Но смерть, тем особенно страшная, что ее можно было бы обойти, забирает девочку. Потому только, что старому Глушаку жалко было терять «рабочие руки»: везти девочку к доктору в самую косьбу, а там и Ганна останется при малой... (Даст бог, без лишних затрат поправится!..) Не дал бог, умерла дочушка Ганны — единственное, что примиряло ее с той жизнью, которую она неосторожно, не спросясь всерьез самое себя, выбрала. Эти сцены, страницы, пожалуй, наиболее драматичные места во всей дилогии. Тут — вершина трагедии Ганны, трагедии несостоявшегося примирения ее с жизнью, которой жили и матери и бабушки. Не захотела она примирения после того, что произошло и что к сразу поставило высокую и все вырастающую стену между нею и Глушаками, стену, которая вот-вот рухнет и кого-то (как в стихотворении М. Богдановича) «погребет под собой».
«Когда выгнала коров, среди улицы, шатаясь, плелась к кладбищу. На свежем бугорке песчанистой земли под густой, в тени молодых акаций было еще прохладно — села возле холмика, горбатилась неподвижно, как раньше перед люлькой, когда дочушка спала».
Но и у Василя жизнь отнимает, отнимет то, чем он готов был «возместить» упущенную свою и Ганнм любовь, судьбу. И он тоже остается, вот-вот останется ни с чем.
Судьба Ганны и Василя, жизнь их обоих выстраивается по «силовым линиям» сложного, противоречивого времени — между двумя полюсами. Эти напряженные «линии» держат их (Василя — возле земли, хозяйства, дома) или, наоборот, зовут куда-то, уводяя от прежнего (Ганну). И друг от друга. И возможно, жизнь уведет их друг от друга еще дальше: вон уже из Куреней (от Евхима) убегает Ганна. В большой мир. Навстречу неведомому, неизведанному. Конечно, этой роман 60 — 70-х годов, и такая судьба не может кончаться, как в литературе 20-х или 30-х годов зачастую было,— просто уходом «в новую жизнь», где все заново и легко решается и разрешается. Там, куда уходит Ганна, нет ее проклятия — Глушаков с их домом и безжалостным кулацким хозяйством, с нелюбой любовью и тяжелыми кулаками (уже в прямом смысле) ревнивца Евхима... Но там свои проблемы, конфликты, ситуации, тоже непростые, нелегкие. Там — не только Апейка или учительница Параска, которая приютила и защищает от Евхима Ганну. Но и Башлыков там, и все, что возле него, что заодно с ним, тоже не обойдешь, как не обошли другие...

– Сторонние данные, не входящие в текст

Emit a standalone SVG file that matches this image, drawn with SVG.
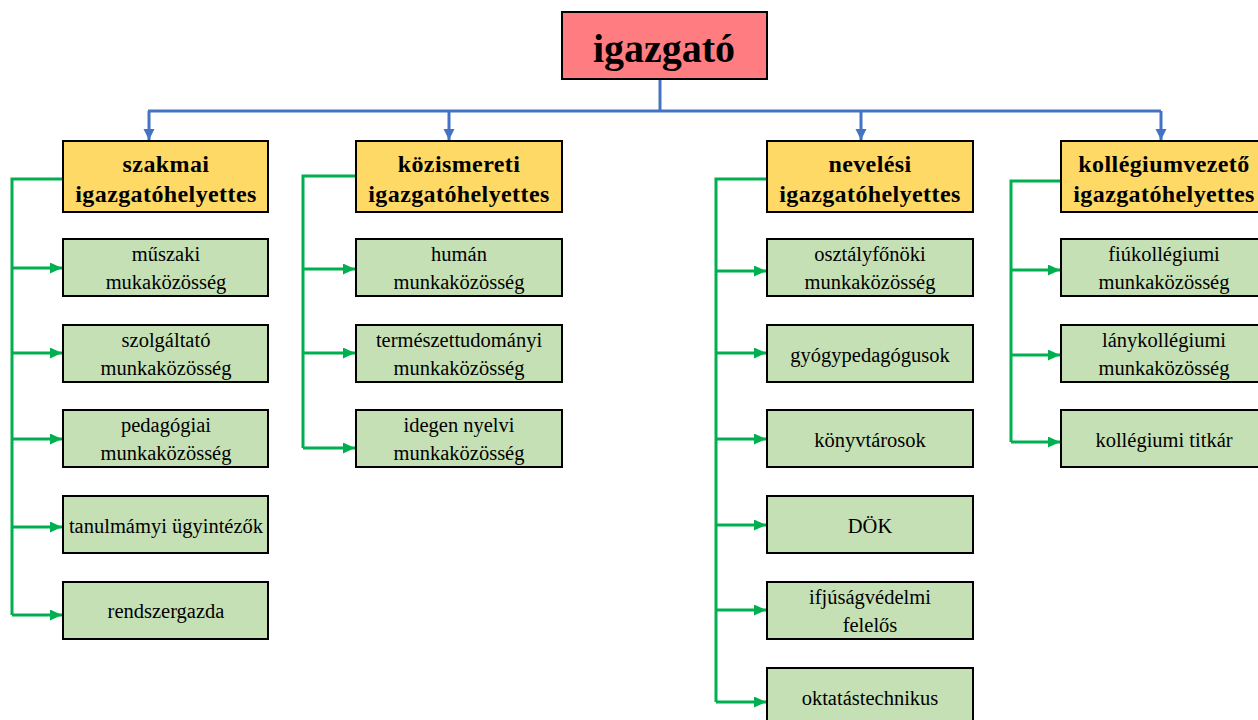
<svg xmlns="http://www.w3.org/2000/svg" width="1258" height="720" viewBox="0 0 1258 720">
<style>
.box{stroke:#000;stroke-width:2}
.top{fill:#FF7C80}
.dep{fill:#FFD966}
.sub{fill:#C5E0B4}
.t{font-family:"Liberation Serif","Times New Roman",serif;fill:#000;text-anchor:middle}
.tt{font-size:40px;font-weight:bold}
.td{font-size:24px;font-weight:bold;letter-spacing:0.4px}
.ts{font-size:20.5px}
.bl{fill:none;stroke:#4472C4;stroke-width:3}
.gl{fill:none;stroke:#00B050;stroke-width:3}
</style>
<defs>
<marker id="ab" markerUnits="userSpaceOnUse" markerWidth="12" markerHeight="12" refX="11" refY="5.5" orient="auto"><path d="M0,0 L11,5.5 L0,11 z" fill="#4472C4"/></marker>
<marker id="ag" markerUnits="userSpaceOnUse" markerWidth="13" markerHeight="12" refX="12" refY="5.5" orient="auto"><path d="M0,0 L12,5.5 L0,11 z" fill="#00B050"/></marker>
</defs>
<g id="connectors">
<path class="bl" d="M660,80 V111"/>
<path class="bl" d="M148,111 H1161"/>
<path class="bl" d="M149,111 V140" marker-end="url(#ab)"/>
<path class="bl" d="M449,111 V140" marker-end="url(#ab)"/>
<path class="bl" d="M861,111 V140" marker-end="url(#ab)"/>
<path class="bl" d="M1161,111 V140" marker-end="url(#ab)"/>
<path class="gl" d="M63,179 H12 V615"/>
<path class="gl" d="M12,268 H62" marker-end="url(#ag)"/>
<path class="gl" d="M12,353 H62" marker-end="url(#ag)"/>
<path class="gl" d="M12,439 H62" marker-end="url(#ag)"/>
<path class="gl" d="M12,527 H62" marker-end="url(#ag)"/>
<path class="gl" d="M12,615 H62" marker-end="url(#ag)"/>
<path class="gl" d="M356,176 H303 V448"/>
<path class="gl" d="M303,269 H355" marker-end="url(#ag)"/>
<path class="gl" d="M303,353 H355" marker-end="url(#ag)"/>
<path class="gl" d="M303,448 H355" marker-end="url(#ag)"/>
<path class="gl" d="M767,179 H716 V702"/>
<path class="gl" d="M716,271 H766" marker-end="url(#ag)"/>
<path class="gl" d="M716,353 H766" marker-end="url(#ag)"/>
<path class="gl" d="M716,439 H766" marker-end="url(#ag)"/>
<path class="gl" d="M716,525 H766" marker-end="url(#ag)"/>
<path class="gl" d="M716,610 H766" marker-end="url(#ag)"/>
<path class="gl" d="M716,702 H766" marker-end="url(#ag)"/>
<path class="gl" d="M1061,181 H1011 V442"/>
<path class="gl" d="M1011,270 H1060" marker-end="url(#ag)"/>
<path class="gl" d="M1011,355 H1060" marker-end="url(#ag)"/>
<path class="gl" d="M1011,442 H1060" marker-end="url(#ag)"/>
</g>
<g id="igazgato"><rect class="box top" x="562" y="12" width="205" height="67"/><text class="t tt" x="664" y="62">igazgató</text></g>
<g id="szakmai"><rect class="box dep" x="63" y="141" width="205" height="71"/><text class="t td" x="166" y="172">szakmai</text><text class="t td" x="166" y="202">igazgatóhelyettes</text></g>
<g id="kozismereti"><rect class="box dep" x="356" y="141" width="206" height="71"/><text class="t td" x="459" y="172">közismereti</text><text class="t td" x="459" y="202">igazgatóhelyettes</text></g>
<g id="nevelesi"><rect class="box dep" x="767" y="141" width="206" height="71"/><text class="t td" x="870" y="172">nevelési</text><text class="t td" x="870" y="202">igazgatóhelyettes</text></g>
<g id="kollegiumvezeto"><rect class="box dep" x="1061" y="141" width="205" height="71"/><text class="t td" x="1164" y="172">kollégiumvezető</text><text class="t td" x="1164" y="202">igazgatóhelyettes</text></g>

<g id="muszaki"><rect class="box sub" x="63" y="239" width="205" height="57"/><text class="t ts" x="166" y="261">műszaki</text><text class="t ts" x="166" y="289">mukaközösség</text></g>
<g id="szolgaltato"><rect class="box sub" x="63" y="325" width="205" height="57"/><text class="t ts" x="166" y="347">szolgáltató</text><text class="t ts" x="166" y="375">munkaközösség</text></g>
<g id="pedagogiai"><rect class="box sub" x="63" y="410" width="205" height="57"/><text class="t ts" x="166" y="432">pedagógiai</text><text class="t ts" x="166" y="460">munkaközösség</text></g>
<g id="tanulmanyi"><rect class="box sub" x="63" y="496" width="205" height="57"/><text class="t ts" x="166" y="533">tanulmámyi ügyintézők</text></g>
<g id="rendszergazda"><rect class="box sub" x="63" y="582" width="205" height="57"/><text class="t ts" x="166" y="618">rendszergazda</text></g>

<g id="human"><rect class="box sub" x="356" y="239" width="206" height="57"/><text class="t ts" x="459" y="261">humán</text><text class="t ts" x="459" y="289">munkaközösség</text></g>
<g id="termeszettudomanyi"><rect class="box sub" x="356" y="325" width="206" height="57"/><text class="t ts" x="459" y="347">természettudományi</text><text class="t ts" x="459" y="375">munkaközösség</text></g>
<g id="idegen"><rect class="box sub" x="356" y="410" width="206" height="57"/><text class="t ts" x="459" y="432">idegen nyelvi</text><text class="t ts" x="459" y="460">munkaközösség</text></g>

<g id="osztalyfonoki"><rect class="box sub" x="767" y="239" width="206" height="57"/><text class="t ts" x="870" y="261">osztályfőnöki</text><text class="t ts" x="870" y="289">munkaközösség</text></g>
<g id="gyogypedagogusok"><rect class="box sub" x="767" y="325" width="206" height="57"/><text class="t ts" x="870" y="362">gyógypedagógusok</text></g>
<g id="konyvtarosok"><rect class="box sub" x="767" y="410" width="206" height="57"/><text class="t ts" x="870" y="447">könyvtárosok</text></g>
<g id="dok"><rect class="box sub" x="767" y="496" width="206" height="57"/><text class="t ts" x="870" y="533">DÖK</text></g>
<g id="ifjusagvedelmi"><rect class="box sub" x="767" y="582" width="206" height="57"/><text class="t ts" x="870" y="604">ifjúságvédelmi</text><text class="t ts" x="870" y="632">felelős</text></g>
<g id="oktatastechnikus"><rect class="box sub" x="767" y="668" width="206" height="60"/><text class="t ts" x="870" y="705">oktatástechnikus</text></g>

<g id="fiukollegiumi"><rect class="box sub" x="1061" y="239" width="205" height="57"/><text class="t ts" x="1164" y="261">fiúkollégiumi</text><text class="t ts" x="1164" y="289">munkaközösség</text></g>
<g id="lanykollegiumi"><rect class="box sub" x="1061" y="325" width="205" height="57"/><text class="t ts" x="1164" y="347">lánykollégiumi</text><text class="t ts" x="1164" y="375">munkaközösség</text></g>
<g id="kollegiumi-titkar"><rect class="box sub" x="1061" y="410" width="205" height="57"/><text class="t ts" x="1164" y="447">kollégiumi titkár</text></g>
</svg>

Человеческая красота, которую несет в себе Ганна,— это чистейшей воды поэзия, бьющая из самых глубин народной жизни. Народ всегда проносил и выносил из прошлого в настоящее духовные и моральные ценности, которые, казалось, никак не соответствовали условиям жизни простого человека. Великое это счастье человечества и человека, что самое, казалось бы, ненужное для практической жизни, «малополезное», «лишнее» народ не бросает в самых что ни на есть жестоких испытаниях, а несет, проносит дальше. Вон какие примеры и проявления человеческого добра, самопожертвования, любви, красоты человеческой, запечатленные в народном творчестве, к нам «вынесли» песни, легенды, сказки из самых мрачных времен! Воистину, как сказано у Достоевского, чтобы не пропала, не погасла «сама идея».